Concept

G. A. Wells

Summary
George Albert Wells (22 May 1926 – 23 January 2017) was an English scholar who served as Professor of German at Birkbeck, University of London. After writing books about famous European intellectuals, such as Johann Gottfried Herder and Franz Grillparzer, he turned to the study of the historicity of Jesus, starting with his book The Jesus of the Early Christians in 1971. He is best known as an advocate of the thesis that Jesus is essentially a mythical rather than a historical figure, a theory that was pioneered by German biblical scholars such as Bruno Bauer and Arthur Drews. Since the late 1990s, Wells said that the hypothetical Q document, which is proposed as a source used in some of the gospels, may "contain a core of reminiscences" of an itinerant Galilean miracle-worker/Cynic-sage type preacher. This new stance has been interpreted as Wells changing his position to accept the existence of a historical Jesus. In 2003, Wells stated that he disagreed with Robert M. Price on the information about Jesus being "all mythical". Wells believes that the Jesus of the gospels is obtained by attributing the supernatural traits of the Pauline epistles to the human preacher of Q. Wells was Chairman of the Rationalist Press Association.

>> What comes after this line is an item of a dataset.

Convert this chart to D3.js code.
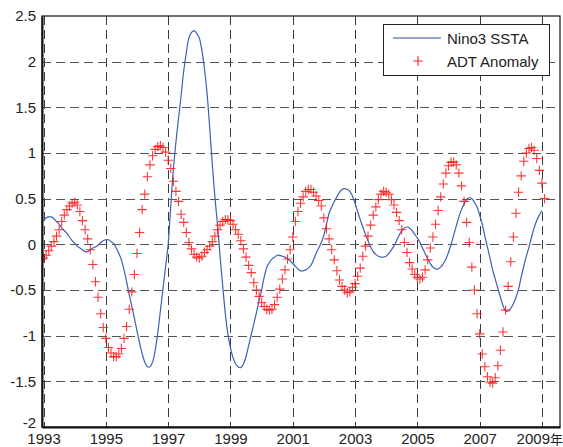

He was married and lived in St. Albans, near London. He studied at the University of London and Bern, and held degrees in German, philosophy, and natural science. Wells taught German at London University from 1949, and was Professor of German at Birkbeck College from 1968. Wells's fundamental observation is to suggest that the earliest extant Christian documents from the first century, most notably the New Testament epistles by Paul and some other writers, show no familiarity with the gospel figure of Jesus as a preacher and miracle-worker who lived and died in the recent decades. Rather, the early Christian epistles present him "as a basically supernatural personage only obscurely on Earth as a man at some unspecified period in the past".